§ RECORDS PROVIDED
* START *
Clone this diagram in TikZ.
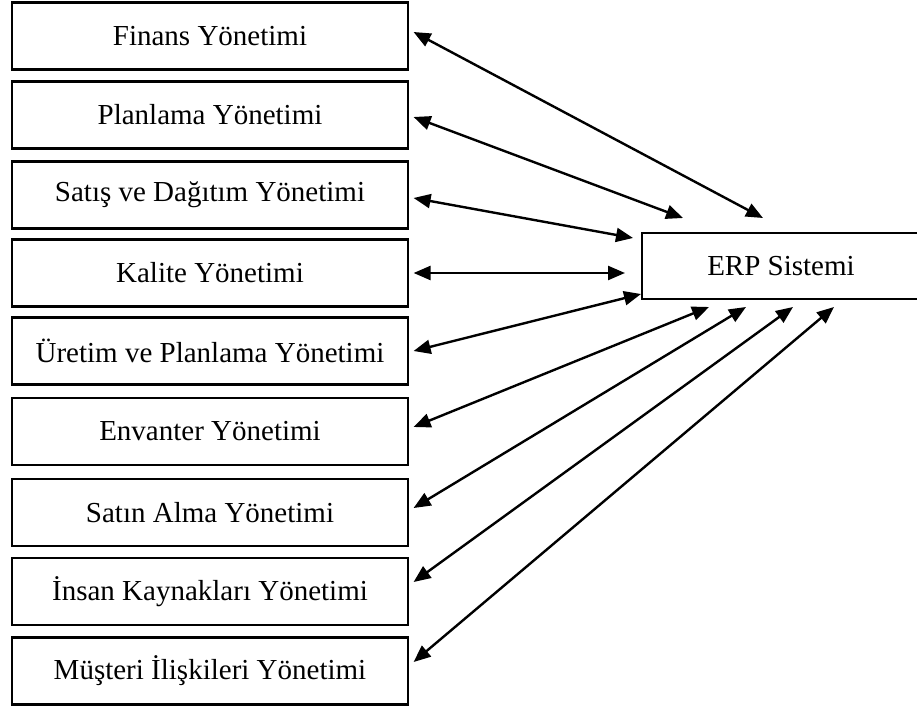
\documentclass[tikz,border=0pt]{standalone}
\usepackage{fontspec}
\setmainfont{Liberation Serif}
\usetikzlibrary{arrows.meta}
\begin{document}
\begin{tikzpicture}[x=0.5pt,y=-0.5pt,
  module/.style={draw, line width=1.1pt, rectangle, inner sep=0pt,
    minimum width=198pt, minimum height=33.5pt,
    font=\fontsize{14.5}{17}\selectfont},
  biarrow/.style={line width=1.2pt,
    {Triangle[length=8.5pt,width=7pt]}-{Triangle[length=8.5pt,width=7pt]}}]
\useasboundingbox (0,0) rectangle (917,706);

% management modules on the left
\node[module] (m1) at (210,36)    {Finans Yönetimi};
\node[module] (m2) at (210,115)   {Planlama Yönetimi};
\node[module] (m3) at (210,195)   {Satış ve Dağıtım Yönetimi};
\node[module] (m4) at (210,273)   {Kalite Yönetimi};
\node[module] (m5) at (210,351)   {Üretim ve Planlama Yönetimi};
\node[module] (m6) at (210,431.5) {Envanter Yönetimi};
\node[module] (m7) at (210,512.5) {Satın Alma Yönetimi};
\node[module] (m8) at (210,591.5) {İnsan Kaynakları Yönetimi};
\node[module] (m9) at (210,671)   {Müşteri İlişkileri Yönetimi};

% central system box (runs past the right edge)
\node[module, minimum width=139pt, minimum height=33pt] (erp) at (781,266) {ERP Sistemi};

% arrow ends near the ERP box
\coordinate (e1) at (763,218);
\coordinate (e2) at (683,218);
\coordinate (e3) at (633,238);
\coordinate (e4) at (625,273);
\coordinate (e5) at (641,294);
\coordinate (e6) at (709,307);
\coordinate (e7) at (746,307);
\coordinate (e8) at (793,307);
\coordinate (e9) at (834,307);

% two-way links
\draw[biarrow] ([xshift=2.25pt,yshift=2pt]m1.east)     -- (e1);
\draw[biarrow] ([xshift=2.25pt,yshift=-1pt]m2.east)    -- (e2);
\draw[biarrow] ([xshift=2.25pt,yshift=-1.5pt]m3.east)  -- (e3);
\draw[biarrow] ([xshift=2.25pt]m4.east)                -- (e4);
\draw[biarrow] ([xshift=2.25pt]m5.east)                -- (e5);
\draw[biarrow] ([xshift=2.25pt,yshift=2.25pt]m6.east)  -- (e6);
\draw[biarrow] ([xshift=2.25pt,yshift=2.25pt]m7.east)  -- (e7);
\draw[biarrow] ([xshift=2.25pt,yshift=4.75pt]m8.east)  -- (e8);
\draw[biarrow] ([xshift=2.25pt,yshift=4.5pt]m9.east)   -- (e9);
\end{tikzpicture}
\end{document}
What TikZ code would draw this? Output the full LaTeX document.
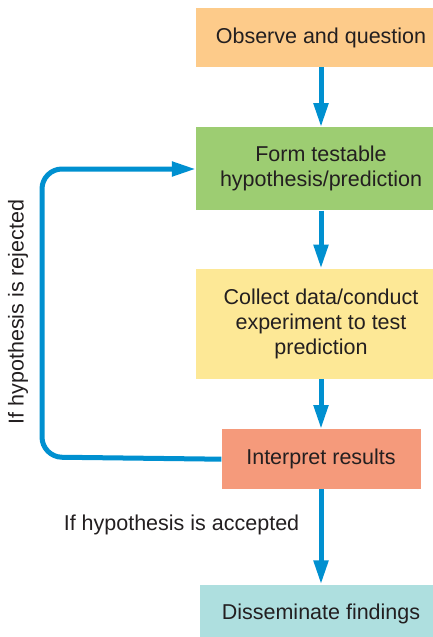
* END *
§ DO THIS
Repeat the material above word for word and skip every image in it.

§ FULL SOLUTION
Clone this diagram in TikZ.
\documentclass[tikz,border=0pt]{standalone}
\usepackage{fontspec}
\setmainfont{Liberation Serif}
\usetikzlibrary{arrows.meta}
\begin{document}
\begin{tikzpicture}[x=0.5pt,y=-0.5pt,
  module/.style={draw, line width=1.1pt, rectangle, inner sep=0pt,
    minimum width=198pt, minimum height=33.5pt,
    font=\fontsize{14.5}{17}\selectfont},
  biarrow/.style={line width=1.2pt,
    {Triangle[length=8.5pt,width=7pt]}-{Triangle[length=8.5pt,width=7pt]}}]
\useasboundingbox (0,0) rectangle (917,706);

% management modules on the left
\node[module] (m1) at (210,36)    {Finans Yönetimi};
\node[module] (m2) at (210,115)   {Planlama Yönetimi};
\node[module] (m3) at (210,195)   {Satış ve Dağıtım Yönetimi};
\node[module] (m4) at (210,273)   {Kalite Yönetimi};
\node[module] (m5) at (210,351)   {Üretim ve Planlama Yönetimi};
\node[module] (m6) at (210,431.5) {Envanter Yönetimi};
\node[module] (m7) at (210,512.5) {Satın Alma Yönetimi};
\node[module] (m8) at (210,591.5) {İnsan Kaynakları Yönetimi};
\node[module] (m9) at (210,671)   {Müşteri İlişkileri Yönetimi};

% central system box (runs past the right edge)
\node[module, minimum width=139pt, minimum height=33pt] (erp) at (781,266) {ERP Sistemi};

% arrow ends near the ERP box
\coordinate (e1) at (763,218);
\coordinate (e2) at (683,218);
\coordinate (e3) at (633,238);
\coordinate (e4) at (625,273);
\coordinate (e5) at (641,294);
\coordinate (e6) at (709,307);
\coordinate (e7) at (746,307);
\coordinate (e8) at (793,307);
\coordinate (e9) at (834,307);

% two-way links
\draw[biarrow] ([xshift=2.25pt,yshift=2pt]m1.east)     -- (e1);
\draw[biarrow] ([xshift=2.25pt,yshift=-1pt]m2.east)    -- (e2);
\draw[biarrow] ([xshift=2.25pt,yshift=-1.5pt]m3.east)  -- (e3);
\draw[biarrow] ([xshift=2.25pt]m4.east)                -- (e4);
\draw[biarrow] ([xshift=2.25pt]m5.east)                -- (e5);
\draw[biarrow] ([xshift=2.25pt,yshift=2.25pt]m6.east)  -- (e6);
\draw[biarrow] ([xshift=2.25pt,yshift=2.25pt]m7.east)  -- (e7);
\draw[biarrow] ([xshift=2.25pt,yshift=4.75pt]m8.east)  -- (e8);
\draw[biarrow] ([xshift=2.25pt,yshift=4.5pt]m9.east)   -- (e9);
\end{tikzpicture}
\end{document}
What TikZ code would draw this? Output the full LaTeX document.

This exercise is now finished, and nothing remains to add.